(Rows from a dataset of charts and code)
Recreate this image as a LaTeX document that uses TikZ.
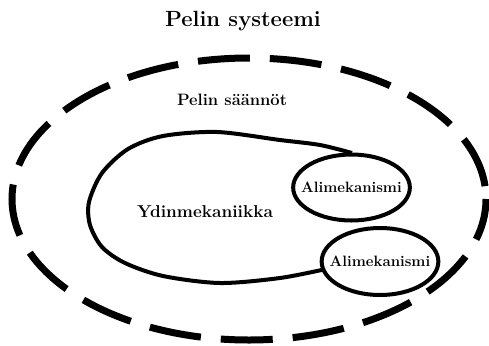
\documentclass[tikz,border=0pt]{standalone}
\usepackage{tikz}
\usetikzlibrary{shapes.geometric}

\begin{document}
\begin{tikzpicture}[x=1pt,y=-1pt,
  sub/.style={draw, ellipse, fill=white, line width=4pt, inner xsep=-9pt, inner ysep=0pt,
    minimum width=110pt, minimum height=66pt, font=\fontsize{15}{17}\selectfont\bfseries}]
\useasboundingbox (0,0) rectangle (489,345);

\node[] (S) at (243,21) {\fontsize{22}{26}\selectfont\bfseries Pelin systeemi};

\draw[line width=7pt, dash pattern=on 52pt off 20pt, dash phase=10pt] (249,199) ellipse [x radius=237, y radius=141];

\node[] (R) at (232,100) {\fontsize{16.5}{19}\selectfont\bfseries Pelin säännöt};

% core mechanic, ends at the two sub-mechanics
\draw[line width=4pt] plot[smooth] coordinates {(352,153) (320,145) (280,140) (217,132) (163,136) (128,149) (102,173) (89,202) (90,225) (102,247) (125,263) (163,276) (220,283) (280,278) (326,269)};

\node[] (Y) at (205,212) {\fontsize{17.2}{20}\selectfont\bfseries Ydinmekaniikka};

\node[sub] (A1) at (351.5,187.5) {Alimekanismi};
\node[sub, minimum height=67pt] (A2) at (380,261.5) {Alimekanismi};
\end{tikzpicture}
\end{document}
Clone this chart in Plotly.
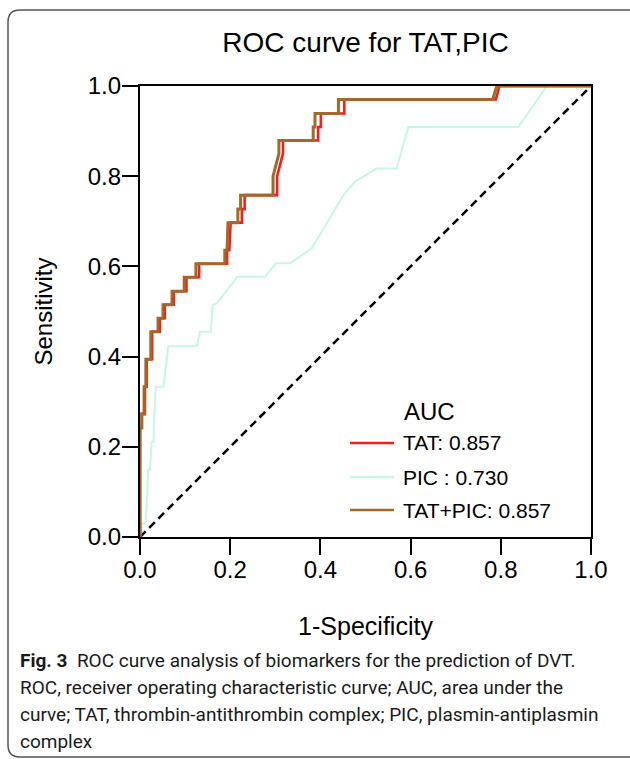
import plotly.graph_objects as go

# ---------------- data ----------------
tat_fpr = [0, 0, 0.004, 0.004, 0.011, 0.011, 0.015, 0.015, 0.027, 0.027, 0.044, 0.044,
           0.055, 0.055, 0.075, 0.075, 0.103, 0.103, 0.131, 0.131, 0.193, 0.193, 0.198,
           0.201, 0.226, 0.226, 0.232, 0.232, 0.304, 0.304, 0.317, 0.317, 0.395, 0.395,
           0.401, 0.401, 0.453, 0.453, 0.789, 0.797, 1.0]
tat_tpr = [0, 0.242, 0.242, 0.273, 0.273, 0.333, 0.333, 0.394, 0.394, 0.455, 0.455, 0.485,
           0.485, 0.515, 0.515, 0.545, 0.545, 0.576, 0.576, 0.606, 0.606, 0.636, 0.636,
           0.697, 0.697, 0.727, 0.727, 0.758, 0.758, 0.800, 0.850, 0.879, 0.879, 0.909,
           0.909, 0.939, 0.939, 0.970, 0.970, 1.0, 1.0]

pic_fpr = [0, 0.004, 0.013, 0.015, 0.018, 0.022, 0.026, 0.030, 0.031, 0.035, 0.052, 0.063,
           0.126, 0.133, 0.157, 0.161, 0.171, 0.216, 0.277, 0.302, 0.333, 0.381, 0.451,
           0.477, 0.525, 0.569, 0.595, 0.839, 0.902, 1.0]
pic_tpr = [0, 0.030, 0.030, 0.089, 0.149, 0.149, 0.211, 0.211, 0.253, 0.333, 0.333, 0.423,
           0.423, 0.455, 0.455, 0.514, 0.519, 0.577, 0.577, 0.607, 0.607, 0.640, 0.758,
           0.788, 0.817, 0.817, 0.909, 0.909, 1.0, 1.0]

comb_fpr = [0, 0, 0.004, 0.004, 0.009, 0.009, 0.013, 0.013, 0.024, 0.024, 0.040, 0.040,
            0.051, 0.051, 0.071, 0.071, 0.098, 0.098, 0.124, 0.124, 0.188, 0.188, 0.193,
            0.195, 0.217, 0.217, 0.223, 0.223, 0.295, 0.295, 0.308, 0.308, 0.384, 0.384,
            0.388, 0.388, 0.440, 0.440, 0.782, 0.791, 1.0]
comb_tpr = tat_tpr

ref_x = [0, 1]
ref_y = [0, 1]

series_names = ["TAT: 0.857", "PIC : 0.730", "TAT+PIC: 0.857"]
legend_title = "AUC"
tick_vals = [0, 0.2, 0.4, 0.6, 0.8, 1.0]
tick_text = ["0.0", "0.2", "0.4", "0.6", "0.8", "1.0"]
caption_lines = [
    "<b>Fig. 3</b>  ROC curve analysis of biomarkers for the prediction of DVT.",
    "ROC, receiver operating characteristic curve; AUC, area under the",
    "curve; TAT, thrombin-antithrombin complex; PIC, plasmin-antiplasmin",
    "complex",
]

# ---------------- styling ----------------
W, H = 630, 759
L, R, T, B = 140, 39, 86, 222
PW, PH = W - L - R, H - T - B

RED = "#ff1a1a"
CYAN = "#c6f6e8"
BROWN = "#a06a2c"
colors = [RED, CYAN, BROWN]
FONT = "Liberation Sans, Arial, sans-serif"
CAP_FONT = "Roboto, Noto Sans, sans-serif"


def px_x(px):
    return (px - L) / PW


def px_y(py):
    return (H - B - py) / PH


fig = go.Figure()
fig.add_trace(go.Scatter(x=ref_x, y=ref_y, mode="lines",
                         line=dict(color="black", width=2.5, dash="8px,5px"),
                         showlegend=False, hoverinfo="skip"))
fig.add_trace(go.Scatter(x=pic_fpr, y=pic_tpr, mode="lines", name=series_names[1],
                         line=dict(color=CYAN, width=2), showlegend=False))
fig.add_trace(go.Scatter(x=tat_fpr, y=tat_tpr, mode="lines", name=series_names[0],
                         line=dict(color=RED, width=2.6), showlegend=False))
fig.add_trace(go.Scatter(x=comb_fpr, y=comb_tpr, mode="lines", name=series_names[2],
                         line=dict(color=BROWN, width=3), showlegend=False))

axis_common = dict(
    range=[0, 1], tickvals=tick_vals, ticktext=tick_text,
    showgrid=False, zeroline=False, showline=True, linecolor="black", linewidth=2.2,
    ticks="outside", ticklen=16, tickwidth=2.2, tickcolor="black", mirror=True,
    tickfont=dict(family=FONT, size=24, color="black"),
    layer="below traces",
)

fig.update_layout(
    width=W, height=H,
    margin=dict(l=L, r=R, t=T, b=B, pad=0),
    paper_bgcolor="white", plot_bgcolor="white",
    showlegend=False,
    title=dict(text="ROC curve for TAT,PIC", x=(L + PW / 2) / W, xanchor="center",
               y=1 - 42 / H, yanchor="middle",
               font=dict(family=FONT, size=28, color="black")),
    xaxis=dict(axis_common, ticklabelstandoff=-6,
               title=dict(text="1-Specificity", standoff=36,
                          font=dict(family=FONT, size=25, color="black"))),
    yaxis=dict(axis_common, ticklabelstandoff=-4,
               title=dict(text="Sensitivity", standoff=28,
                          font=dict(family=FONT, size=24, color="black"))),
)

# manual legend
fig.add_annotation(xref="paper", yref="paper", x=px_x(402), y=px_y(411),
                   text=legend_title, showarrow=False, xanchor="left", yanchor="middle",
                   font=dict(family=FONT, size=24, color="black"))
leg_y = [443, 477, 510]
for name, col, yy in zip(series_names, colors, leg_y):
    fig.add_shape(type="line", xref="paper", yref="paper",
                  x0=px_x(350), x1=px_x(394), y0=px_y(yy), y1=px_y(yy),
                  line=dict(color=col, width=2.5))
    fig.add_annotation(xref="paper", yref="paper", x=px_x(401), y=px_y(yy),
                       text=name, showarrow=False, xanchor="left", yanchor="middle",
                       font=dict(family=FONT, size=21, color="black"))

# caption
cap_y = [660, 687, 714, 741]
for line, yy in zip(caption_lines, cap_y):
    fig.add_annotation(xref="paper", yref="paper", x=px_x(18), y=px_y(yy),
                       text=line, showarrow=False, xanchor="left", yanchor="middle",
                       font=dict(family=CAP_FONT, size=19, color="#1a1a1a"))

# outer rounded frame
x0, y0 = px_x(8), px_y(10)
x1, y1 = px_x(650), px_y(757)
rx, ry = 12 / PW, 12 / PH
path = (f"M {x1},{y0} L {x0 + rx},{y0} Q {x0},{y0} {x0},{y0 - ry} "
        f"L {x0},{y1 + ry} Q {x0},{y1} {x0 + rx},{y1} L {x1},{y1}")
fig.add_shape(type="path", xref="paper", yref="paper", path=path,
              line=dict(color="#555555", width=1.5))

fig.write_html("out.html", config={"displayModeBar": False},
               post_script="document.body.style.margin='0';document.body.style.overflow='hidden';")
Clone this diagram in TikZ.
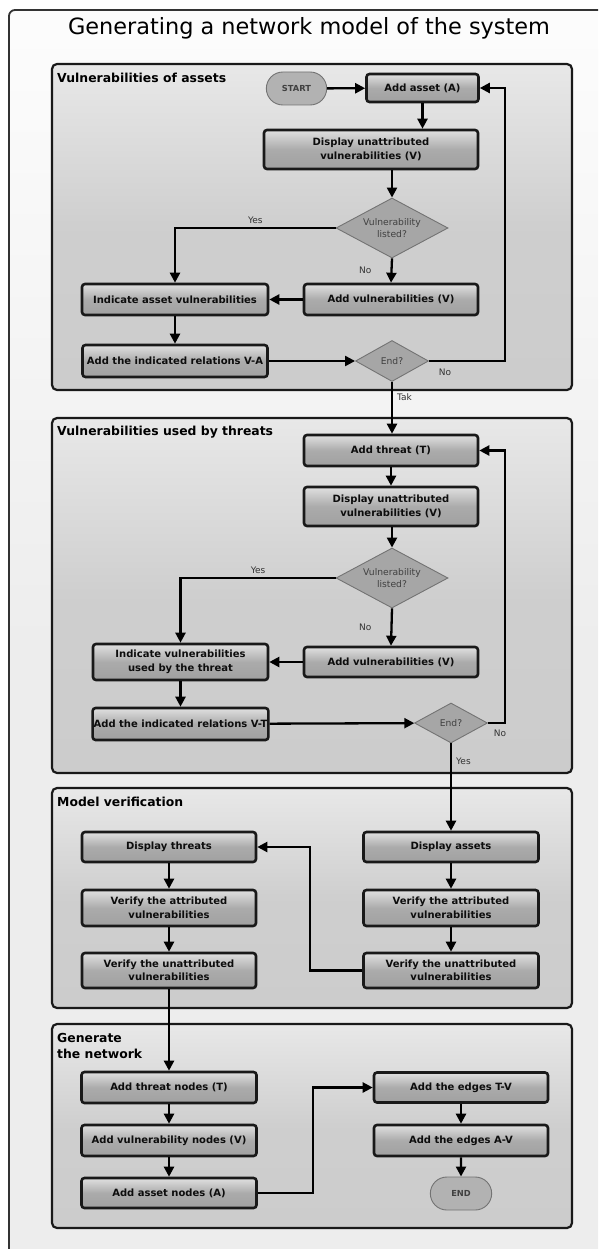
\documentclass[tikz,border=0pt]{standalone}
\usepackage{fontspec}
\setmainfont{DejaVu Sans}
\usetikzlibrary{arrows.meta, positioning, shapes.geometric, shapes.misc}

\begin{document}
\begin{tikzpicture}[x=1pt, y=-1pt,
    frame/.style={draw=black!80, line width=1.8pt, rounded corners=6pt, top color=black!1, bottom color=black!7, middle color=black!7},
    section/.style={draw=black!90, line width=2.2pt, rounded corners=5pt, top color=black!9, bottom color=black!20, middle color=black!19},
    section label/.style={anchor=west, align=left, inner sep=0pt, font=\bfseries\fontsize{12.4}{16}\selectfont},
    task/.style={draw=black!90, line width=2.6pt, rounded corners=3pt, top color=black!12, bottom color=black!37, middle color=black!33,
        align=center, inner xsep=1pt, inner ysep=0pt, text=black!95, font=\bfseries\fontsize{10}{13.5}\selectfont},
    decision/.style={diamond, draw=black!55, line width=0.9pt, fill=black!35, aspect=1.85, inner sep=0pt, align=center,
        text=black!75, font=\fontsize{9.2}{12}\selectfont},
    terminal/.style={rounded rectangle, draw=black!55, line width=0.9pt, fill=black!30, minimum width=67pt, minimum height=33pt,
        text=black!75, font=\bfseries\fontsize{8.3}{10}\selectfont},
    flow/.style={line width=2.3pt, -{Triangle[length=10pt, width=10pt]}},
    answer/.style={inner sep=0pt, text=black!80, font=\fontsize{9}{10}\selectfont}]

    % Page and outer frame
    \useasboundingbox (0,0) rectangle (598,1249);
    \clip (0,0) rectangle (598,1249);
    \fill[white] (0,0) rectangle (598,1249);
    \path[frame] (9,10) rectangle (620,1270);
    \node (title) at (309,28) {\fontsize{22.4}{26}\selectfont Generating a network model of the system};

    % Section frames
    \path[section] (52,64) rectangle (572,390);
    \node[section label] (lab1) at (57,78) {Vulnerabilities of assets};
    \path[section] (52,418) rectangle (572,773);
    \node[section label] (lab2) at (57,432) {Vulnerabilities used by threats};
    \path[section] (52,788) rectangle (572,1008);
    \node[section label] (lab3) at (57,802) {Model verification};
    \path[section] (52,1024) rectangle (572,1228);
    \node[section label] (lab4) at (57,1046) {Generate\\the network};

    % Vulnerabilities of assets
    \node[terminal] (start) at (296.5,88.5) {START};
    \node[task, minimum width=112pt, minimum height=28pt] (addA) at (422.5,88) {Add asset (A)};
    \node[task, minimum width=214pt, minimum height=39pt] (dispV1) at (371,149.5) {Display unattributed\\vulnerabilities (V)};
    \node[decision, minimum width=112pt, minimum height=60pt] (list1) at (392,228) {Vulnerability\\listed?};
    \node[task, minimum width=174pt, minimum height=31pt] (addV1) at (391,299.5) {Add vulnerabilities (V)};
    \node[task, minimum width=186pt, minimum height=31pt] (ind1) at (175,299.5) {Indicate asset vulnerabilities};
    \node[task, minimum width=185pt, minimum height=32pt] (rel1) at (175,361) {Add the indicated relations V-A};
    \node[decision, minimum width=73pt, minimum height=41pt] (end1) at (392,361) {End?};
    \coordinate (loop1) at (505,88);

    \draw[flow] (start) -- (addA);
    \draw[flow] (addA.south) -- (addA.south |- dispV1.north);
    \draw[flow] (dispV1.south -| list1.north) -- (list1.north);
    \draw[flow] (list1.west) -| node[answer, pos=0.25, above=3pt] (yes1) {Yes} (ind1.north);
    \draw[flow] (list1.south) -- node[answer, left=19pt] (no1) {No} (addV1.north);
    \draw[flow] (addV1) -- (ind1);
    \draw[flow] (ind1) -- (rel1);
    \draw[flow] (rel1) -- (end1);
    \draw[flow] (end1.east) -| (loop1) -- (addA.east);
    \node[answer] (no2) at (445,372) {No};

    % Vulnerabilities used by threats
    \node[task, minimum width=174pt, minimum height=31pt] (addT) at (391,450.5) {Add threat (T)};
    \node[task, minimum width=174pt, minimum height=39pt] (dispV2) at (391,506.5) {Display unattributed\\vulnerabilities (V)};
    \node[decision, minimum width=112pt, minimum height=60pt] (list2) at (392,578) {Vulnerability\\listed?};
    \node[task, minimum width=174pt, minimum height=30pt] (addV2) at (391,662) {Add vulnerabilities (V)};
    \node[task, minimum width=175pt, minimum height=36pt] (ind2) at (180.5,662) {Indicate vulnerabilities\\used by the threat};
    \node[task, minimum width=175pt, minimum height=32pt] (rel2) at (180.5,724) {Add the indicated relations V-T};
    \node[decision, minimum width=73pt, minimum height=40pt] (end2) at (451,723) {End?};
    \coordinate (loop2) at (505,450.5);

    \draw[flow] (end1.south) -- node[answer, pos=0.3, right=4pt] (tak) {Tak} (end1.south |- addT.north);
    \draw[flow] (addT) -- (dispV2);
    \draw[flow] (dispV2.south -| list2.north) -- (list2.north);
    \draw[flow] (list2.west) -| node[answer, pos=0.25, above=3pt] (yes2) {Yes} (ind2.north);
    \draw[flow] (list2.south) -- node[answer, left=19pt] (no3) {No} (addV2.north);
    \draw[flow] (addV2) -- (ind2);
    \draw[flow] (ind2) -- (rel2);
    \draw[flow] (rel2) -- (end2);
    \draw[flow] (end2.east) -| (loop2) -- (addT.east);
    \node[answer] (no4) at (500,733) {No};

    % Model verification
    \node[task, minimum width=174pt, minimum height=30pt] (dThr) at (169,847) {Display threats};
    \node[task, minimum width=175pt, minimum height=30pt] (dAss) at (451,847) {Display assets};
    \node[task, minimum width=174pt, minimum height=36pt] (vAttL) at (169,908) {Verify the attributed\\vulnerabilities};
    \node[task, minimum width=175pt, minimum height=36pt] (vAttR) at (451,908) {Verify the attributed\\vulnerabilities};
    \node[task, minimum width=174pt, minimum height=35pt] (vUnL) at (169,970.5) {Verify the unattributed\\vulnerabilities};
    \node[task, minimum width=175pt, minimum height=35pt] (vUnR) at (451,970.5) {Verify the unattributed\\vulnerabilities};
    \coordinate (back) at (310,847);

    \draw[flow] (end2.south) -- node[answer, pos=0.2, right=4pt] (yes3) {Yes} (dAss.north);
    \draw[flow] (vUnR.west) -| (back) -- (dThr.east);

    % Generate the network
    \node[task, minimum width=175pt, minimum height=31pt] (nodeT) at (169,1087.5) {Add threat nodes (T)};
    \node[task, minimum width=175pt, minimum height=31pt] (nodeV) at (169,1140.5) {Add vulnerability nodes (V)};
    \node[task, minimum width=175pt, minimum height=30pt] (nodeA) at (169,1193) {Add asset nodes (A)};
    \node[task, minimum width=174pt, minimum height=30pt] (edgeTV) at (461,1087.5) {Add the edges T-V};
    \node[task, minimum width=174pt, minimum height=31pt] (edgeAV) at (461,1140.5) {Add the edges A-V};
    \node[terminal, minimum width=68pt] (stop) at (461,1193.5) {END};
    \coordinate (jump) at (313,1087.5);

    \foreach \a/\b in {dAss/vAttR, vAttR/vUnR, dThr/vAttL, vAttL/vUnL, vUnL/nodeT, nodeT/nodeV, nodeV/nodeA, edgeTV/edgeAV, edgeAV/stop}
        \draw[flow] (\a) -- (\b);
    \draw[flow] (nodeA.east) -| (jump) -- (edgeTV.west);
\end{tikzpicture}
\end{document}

=== YOUR TASK ===
Each line holding "Clone" must be found and copied.

=== SOLUTION BELOW ===
Clone this chart in Plotly.
Clone this diagram in TikZ.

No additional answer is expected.